O que seria obsceno? Relação sexual (ato libidinoso etc..) entre ou com crianças é obscena. A venda de fotografias, filmes ou objetos que possam fazer essa associação é criminosa. A pedofilia, inclusive a virtual (Internet), é criminosa porque é obscena.
Por fim, as autoridades policiais afirmaram à imprensa que a última ação contra Sex-shops foi em 1995. Talvez alguém tenha se esquecido, mas esse foi o ano do início do mandato do governo local. O mesmo que durante quatro anos fez vista grossa para todos os problemas da segurança pública cidadã. Agora, sem resolver qualquer deles, sem dar tranqüilidade aos brasilienses, a não ser àqueles que trabalham no comitê de uma outra reeleição, a sua polícia investe contra o mercado do sexo.
Por que não o fez antes? Por quê agora?
— Porque este é um ano eleitoral. «Isto é elementar meu caro Watson». Os outros não. E qual seria a relação entre ano eleitoral e Sex-shop? Se abstrairmos que em ambos se vendem fantasias, há outra questão bem subliminar:
— Todos nós vimos no mês passado a campanha do populista Rudolph Giuliani, prefeito de Nova Iorque, contra os Sex-shops da «sua» cidade. A exterminação de todos os segmentos desse mercado é sua última cartada para dar sobrevida ao projeto Tolerância Zero, e, quem sabe, a uma «re-reeleição» (Se a moda pega...). Um projeto mediático, que não respeita direitos assegurados na Constituição americana. A operação Tolerância Zero tem muita intolerância, pouca segurança. Muita repressão, pouca solução. Muito cerceamento de direitos e garantias. Tem muito de tribunal de inquisição, pouco de corte constitucional. Tolerância zero rima com China. Não rima com democracia. É operação «caça às xuxas».

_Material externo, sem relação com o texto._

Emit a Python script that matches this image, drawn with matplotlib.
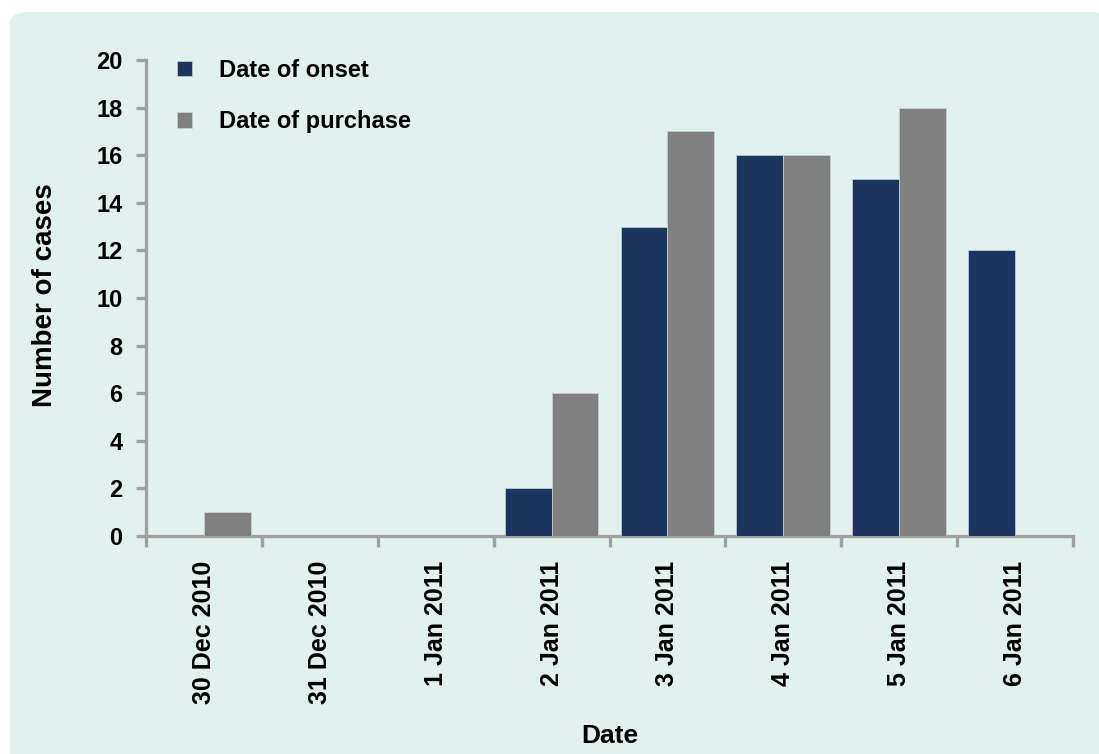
import matplotlib
matplotlib.use("Agg")
import matplotlib.pyplot as plt
from matplotlib.patches import FancyBboxPatch
import numpy as np

categories = ["30 Dec 2010", "31 Dec 2010", "1 Jan 2011", "2 Jan 2011",
              "3 Jan 2011", "4 Jan 2011", "5 Jan 2011", "6 Jan 2011"]
onset = [0, 0, 0, 2, 13, 16, 15, 12]
purchase = [1, 0, 0, 6, 17, 16, 18, 0]
yticks = [0, 2, 4, 6, 8, 10, 12, 14, 16, 18, 20]

plt.rcParams['font.family'] = ['Liberation Sans', 'DejaVu Sans']
plt.rcParams['font.weight'] = 'bold'

W, H = 1099, 754
fig = plt.figure(figsize=(W / 100, H / 100), dpi=100)
fig.patch.set_facecolor('white')

bg = FancyBboxPatch((10 / W, -0.05), 1.0, 1 - 12 / H + 0.05,
                    boxstyle="round,pad=0,rounding_size=0.016",
                    transform=fig.transFigure, facecolor='#e2f1ee',
                    edgecolor='none', zorder=-10)
fig.patches.append(bg)

ax = fig.add_axes([146 / W, 1 - 536 / H, (1073 - 146) / W, (536 - 60) / H])
ax.set_facecolor('none')

x = np.arange(len(categories))
w = 0.405
navy = '#1c355e'
grey = '#808080'
b1 = ax.bar(x - w / 2, onset, w, color=navy, edgecolor='#c8d4d6', linewidth=0.5,
            label='Date of onset', zorder=3)
b2 = ax.bar(x + w / 2, purchase, w, color=grey, edgecolor='#c8d4d6', linewidth=0.5,
            label='Date of purchase', zorder=3)

ax.set_xlim(-0.5, len(categories) - 0.5)
ax.set_ylim(0, 20)

spine_c = '#a0a0a0'
for s in ['top', 'right']:
    ax.spines[s].set_visible(False)
for s in ['left', 'bottom']:
    ax.spines[s].set_color(spine_c)
    ax.spines[s].set_linewidth(2.4)

ax.set_yticks(yticks)
ax.set_yticklabels([str(v) for v in yticks], fontsize=17, fontweight='bold')
ax.tick_params(axis='y', direction='out', length=7, width=2.4, color=spine_c, pad=10)

ax.set_xticks(x)
ax.set_xticklabels(categories, rotation=90, fontsize=18, fontweight='bold',
                   va='top', ha='center')
ax.tick_params(axis='x', which='major', length=0, pad=18)
ax.set_xticks(np.arange(-0.5, len(categories)), minor=True)
ax.tick_params(axis='x', which='minor', direction='out', length=8, width=2.4, color=spine_c)

ax.set_ylabel('Number of cases', fontsize=20, fontweight='bold')
ax.yaxis.set_label_coords(-0.0946, 0.505)
ax.set_xlabel('Date', fontsize=19, fontweight='bold')
ax.xaxis.set_label_coords(0.5, -0.395)

leg = ax.legend(handles=[b1, b2], loc='upper left', bbox_to_anchor=(0.0103, 1.047),
                frameon=False, handlelength=0.64, handleheight=0.64,
                handletextpad=1.15, labelspacing=1.2, prop={'weight': 'bold', 'size': 17})

fig.savefig('out.png', dpi=100, facecolor=fig.get_facecolor())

Há uma enormidade de decisões judiciais, amparadas em pareceres e estudos do Ministério Público afastando o crime que novamente se imputa aos Sex-shops. É possível que essas decisões não tenham chegado à Polícia Civil do DF. E enquanto não se encurtar a distância entre o Palácio do Povo (Sede do Ministério Público), o Palácio da Justiça (Sede do Poder Judiciário local) e o Palácio do Buriti (Sede do «Chefe» da Polícia) todo o trabalho da delegacia de costumes cairá no arquivo. É perdido. Melhor direi: dinheiro do contribuinte jogado na fogueira. Isso não é legal.

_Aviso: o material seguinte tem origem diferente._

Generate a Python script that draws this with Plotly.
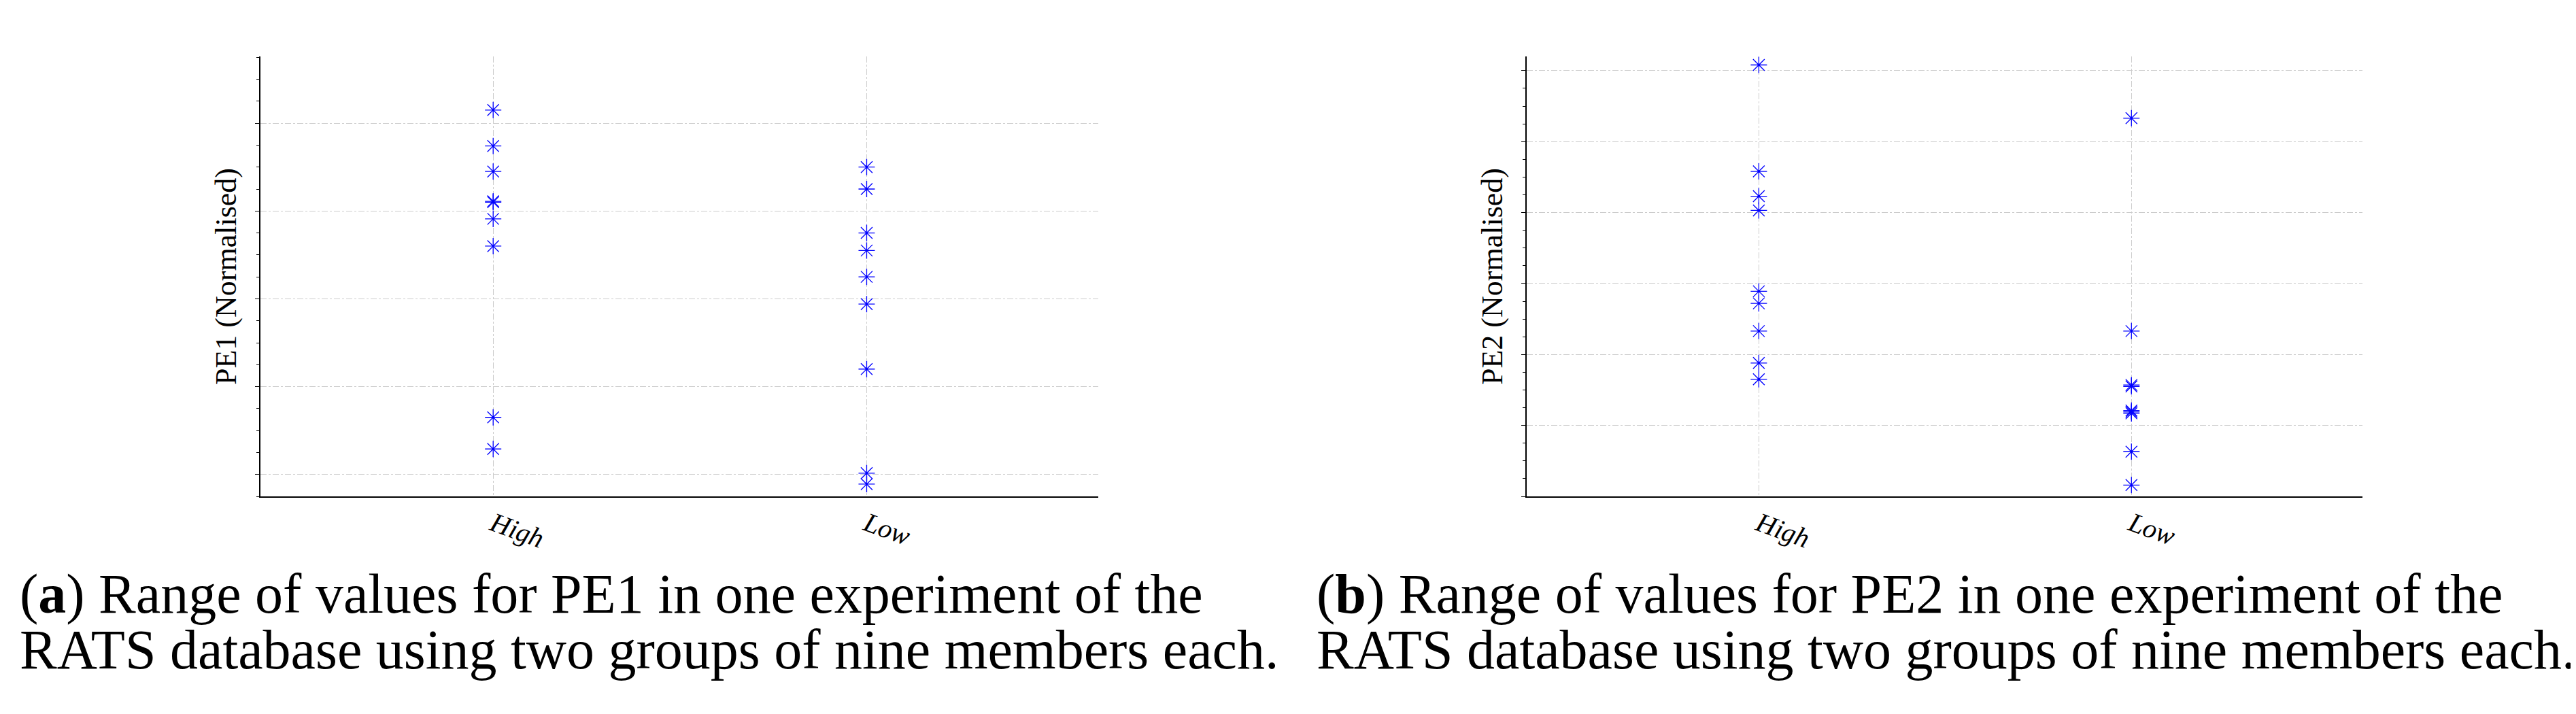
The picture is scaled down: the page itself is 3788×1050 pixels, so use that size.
import plotly.graph_objects as go

categories = ["High", "Low"]
pe1_high = [4.15, 3.74, 3.45, 3.10, 3.11, 2.91, 2.60, 0.65, 0.29]
pe1_low = [3.50, 3.25, 2.75, 2.55, 2.25, 1.94, 1.20, 0.015, -0.11]
pe2_high = [5.08, 3.58, 3.23, 3.03, 1.89, 1.72, 1.33, 0.88, 0.65]
pe2_low = [4.33, 1.33, 0.57, 0.55, 0.21, 0.19, 0.17, -0.37, -0.84]
caption_lines = [
    ["(<b>a</b>) Range of values for PE1 in one experiment of the",
     "RATS database using two groups of nine members each."],
    ["(<b>b</b>) Range of values for PE2 in one experiment of the",
     "RATS database using two groups of nine members each."],
]

W, H = 3788, 1050
fig = go.Figure()
font = "Liberation Serif"
mk = dict(symbol="asterisk-open", size=20, color="blue", line=dict(color="blue", width=1.3))

panels = [
    (pe1_high, pe1_low, "PE1 (Normalised)", [-0.25, 4.76], 1, 375, 1607),
    (pe2_high, pe2_low, "PE2 (Normalised)", [-1.0, 5.2], 1, 2237, 3466),
]
for i, (hi, lo, title, yr, dt, x0, x1) in enumerate(panels):
    s = "" if i == 0 else str(i + 1)
    xs = [0] * len(hi) + [1] * len(lo)
    fig.add_trace(go.Scatter(x=xs, y=hi + lo, mode="markers", marker=mk,
                             xaxis="x" + s, yaxis="y" + s, showlegend=False))
    fig.layout["xaxis" + s] = dict(
        domain=[x0 / W, x1 / W], range=[-0.623, 1.62], anchor="y" + s,
        tickvals=[0, 1], ticktext=["<i>%s</i>" % c for c in categories],
        tickangle=20, tickfont=dict(family=font, size=40, color="black"),
        showline=True, linecolor="black", linewidth=2, ticks="",
        showgrid=True, gridcolor="#cccccc", griddash="dashdot", gridwidth=1, zeroline=False)
    fig.layout["yaxis" + s] = dict(
        domain=[1 - 722 / H, 1 - 75 / H], range=yr, anchor="x" + s,
        dtick=dt, tick0=0, showticklabels=False, ticks="outside", ticklen=6,
        tickcolor="black",
        minor=dict(dtick=dt / 4, ticks="outside", ticklen=4, tickcolor="black"),
        showline=True, linecolor="black", linewidth=2,
        showgrid=True, gridcolor="#cccccc", griddash="dashdot", gridwidth=1, zeroline=False,
        title=dict(text=title, font=dict(family=font, size=44, color="black"), standoff=14))

for lines, x in zip(caption_lines, [19, 1926]):
    for line, yc in zip(lines, [865, 947]):
        fig.add_annotation(text=line, xref="paper", yref="paper", x=x / W, y=1 - yc / H,
                           xanchor="left", yanchor="middle", align="left", showarrow=False,
                           font=dict(family=font, size=82, color="black"))

fig.update_layout(width=W, height=H, margin=dict(l=0, r=0, t=0, b=0),
                  plot_bgcolor="white", paper_bgcolor="white")
fig.write_html("out.html")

Há, portanto, uma íntima ligação entre polícia de costumes — fechar Sex-shops, prender prostitutas, proibir filmes e teatro eróticos — e a operação Tolerância Zero. E fechar Sex-shops e prender prostitutas neste ano eleitoral não é mera coincidência: Tolerância Zero é o mote de campanha do mais forte concorrente do atual governo. Foi ele, o concorrente, quem prometeu importá-la, trazendo especialistas de lá para traçar sua nova política de segurança pública. Mas antes que ela chegue oficialmente, o governo legal, usando a polícia, já se antecipou em dar a sua parte na operação intolerância total, lançando mão à pior parte de um instrumento de repressão política, social, cultural e sexual do Estado Novo: o Código Penal de 1940, um decreto editado na vigência da Constituição de 1937, cheio de absurdos e ranços moralistas, mas coerente com sua época. Ou seja, sem ser explícita, a delegacia de costumes, uma espécie de DOPS para os «imorais e devassos deste planalto central», está fazendo o contraponto da campanha política. Talvez tire alguns votos de um. Talvez tire de outro. E isso é o que vale. Talvez tenha consciência disso. Talvez...
Infelizmente, a polícia, que deveria ser uma brigada de proteção aos direitos do cidadão, está fazendo um papel de instrumento do confronto político-partidário. Veja-se, por exemplo, a quantidade de delegados e militares que disputam este pleito. E é por isso que defendo a incorporação das Polícias Civil e Federal ao Ministério Público. Este, por sua vez, deverá romper todos os seus laços com essa mesma política-partidária, «assumindo o seu papel de Magistratura»: uma magistratura em defesa do cidadão. Sem demagogia. Sem promessas. Com ação. Com trabalho.
O Ministério Público é a quarta roda desse carro chamado Estado Democrático de Direito. Espera-se que essa roda rode. E rápido.